[Source data]
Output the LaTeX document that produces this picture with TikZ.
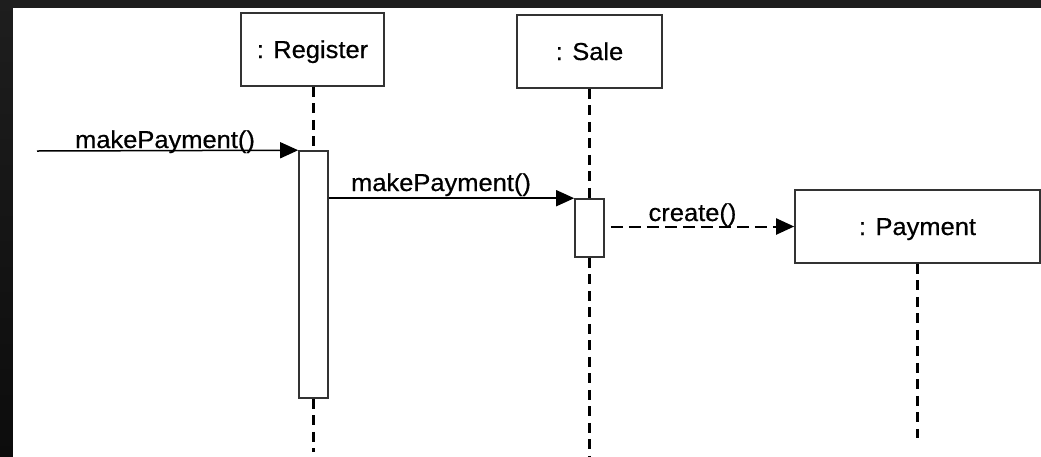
\documentclass[tikz,border=0pt]{standalone}
\usepackage{fontspec}
\setmainfont{Liberation Sans}[FakeStretch=1.04,FakeBold=0.5]
\usetikzlibrary{arrows.meta}
\definecolor{framecol}{HTML}{1E1E1E}
\definecolor{framebot}{HTML}{0C0C0C}
\definecolor{boxline}{HTML}{333333}
\begin{document}
\begin{tikzpicture}[x=1pt,y=-1pt,
  font=\fontsize{24.5}{28}\selectfont,
  objbox/.style={draw=boxline, line width=1.6pt, fill=white, inner sep=0pt,
    text height=17pt, text depth=0pt},
  actbox/.style={draw=boxline, line width=1.6pt, fill=white, inner sep=0pt},
  lifeline/.style={line width=2.6pt, dash pattern=on 10pt off 6.5pt},
  msg/.style={line width=1.5pt, -{Triangle[length=18pt,width=16pt]}},
  createmsg/.style={line width=2pt, dash pattern=on 12pt off 6pt, -{Triangle[length=18pt,width=16pt]}},
  msglabel/.style={anchor=base, inner sep=0pt}]
\useasboundingbox (0,0) rectangle (1041,456);
\shade[top color=framecol, bottom color=framebot] (-2,-2) rectangle (1043,458);
\fill[white] (13,8) rectangle (1045,460);

% objects
\node[objbox, minimum width=143pt, minimum height=73pt] (reg) at (312.5,49.5) {: Register};
\node[objbox, minimum width=145pt, minimum height=73pt] (sale) at (589.5,51.5) {: Sale};
\node[objbox, minimum width=245pt, minimum height=73pt] (pay) at (917.5,226.5) {: Payment};

% activations
\node[actbox, minimum width=29pt, minimum height=247pt] (regact) at (313.5,274.5) {};
\node[actbox, minimum width=29pt, minimum height=58pt] (saleact) at (589.5,228) {};

% lifeline ends
\coordinate (regend) at (313.5,452);
\coordinate (saleend) at (589.5,458);
\coordinate (payend) at (917.5,438);
\coordinate (start) at (37,151);

% lifelines
\draw[lifeline] (reg.south -| regact.north) -- (regact.north);
\draw[lifeline] (regact.south) -- (regend);
\draw[lifeline] (sale.south) -- (saleact.north);
\draw[lifeline] (saleact.south) -- (saleend);
\draw[lifeline] (pay.south) -- (payend);

% messages
\draw[msg] (start) -- (regact.north west);
\draw[msg] (regact.east |- saleact.north west) -- (saleact.north west);
\draw[createmsg] ([xshift=6pt]saleact.east |- pay.west) -- (pay.west);

% labels
\node[msglabel] (l1) at (165,148) {makePayment()};
\node[msglabel] (l2) at (441,191) {makePayment()};
\node[msglabel] (l3) at (692.5,221) {create()};
\end{tikzpicture}
\end{document}
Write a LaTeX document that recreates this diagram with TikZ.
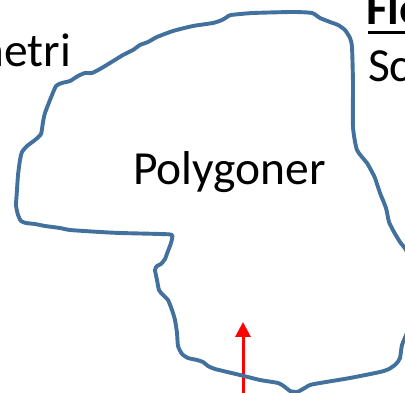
\documentclass[tikz,border=0pt]{standalone}
\usepackage{fontspec}
\setmainfont{Carlito}
\usetikzlibrary{arrows.meta}
\definecolor{polyblue}{HTML}{41719C}
\tikzset{
  outline/.style={draw=polyblue, line width=3.9pt, line join=round, line cap=round},
  slidetext/.style={inner sep=0pt, outer sep=0pt, font=\fontsize{47.5}{52}\selectfont},
  redarrow/.style={draw=red, line width=3pt, -{Triangle[width=15pt,length=15pt]}}
}
\begin{document}
\begin{tikzpicture}[x=1pt,y=-1pt]
\useasboundingbox (0,0) rectangle (405,393);
\clip (0,0) rectangle (405,393);
\fill[white] (0,0) rectangle (405,393);
% red arrow (behind outline)
\coordinate (arrowtail) at (243,405);
\coordinate (arrowtip) at (243,322);
\draw[redarrow] (arrowtail) -- (arrowtip);
% polygon outline
\draw[outline] plot[smooth cycle, tension=0.35] coordinates {
 (56,86) (62,83) (70,81) (78,76) (85,73) (92,73) (100,69) (110,63) (123,55) (133,50)
 (140,45) (148,42) (157,37) (173,31) (193,26) (213,23) (222,20) (227,17) (231,15)
 (253,13) (293,12) (312,13) (320,18) (330,22) (338,25) (345,30) (350,38) (352,47)
 (353,83) (353,127) (357,150) (367,163) (372,172) (375,178) (380,193) (386,208)
 (389,222) (394,232) (400,242) (407,252) (413,280) (414,305) (408,330)
 (402,345) (400,358) (396,364) (389,369) (380,372) (350,378) (320,383) (310,385)
 (303,389) (297,392) (290,391) (285,387) (278,383) (260,380) (240,375) (215,369)
 (208,366) (203,362) (197,360) (188,358) (182,354) (178,346) (177,333) (175,320)
 (172,310) (168,300) (163,295) (159,290) (157,280) (155,270) (157,266) (161,264)
 (165,259) (168,251) (171,243) (172,235)
 (160,234) (120,233) (100,232) (70,230) (60,228) (45,226) (35,224) (26,223) (21,221)
 (18,215) (16,205) (17,190) (18,175) (20,160) (22,152) (27,146) (35,140) (41,134)
 (43,122) (45,113) (50,100)
};
% texts
\node[slidetext, anchor=base east] (geo) at (71,67) {Geometri};
\node[slidetext, anchor=base west] (poly) at (133,185) {Polygoner};
\node[slidetext, anchor=base west, font=\fontsize{47.5}{52}\selectfont\bfseries] (fl) at (366,25) {Fle};
\coordinate (ulstart) at (368,33);
\coordinate (ulend) at (410,33);
\draw[line width=3pt] (ulstart) -- (ulend);
\node[slidetext, anchor=base west] (sc) at (368,82) {Sc};
\end{tikzpicture}
\end{document}
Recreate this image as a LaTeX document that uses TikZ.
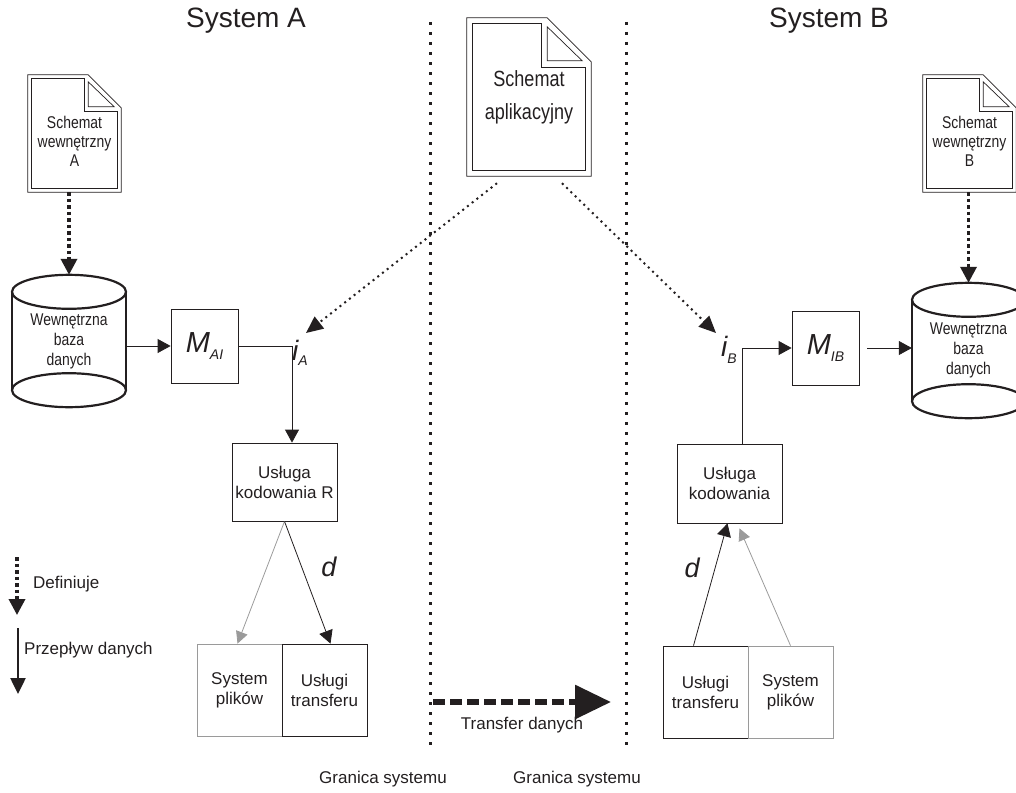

> **The task**
Look through the material above and pick out each line holding the word "that".

> **Solution**
Output the LaTeX document that produces this picture with TikZ.
Write a LaTeX document that recreates this diagram with TikZ.
Recreate this image as a LaTeX document that uses TikZ.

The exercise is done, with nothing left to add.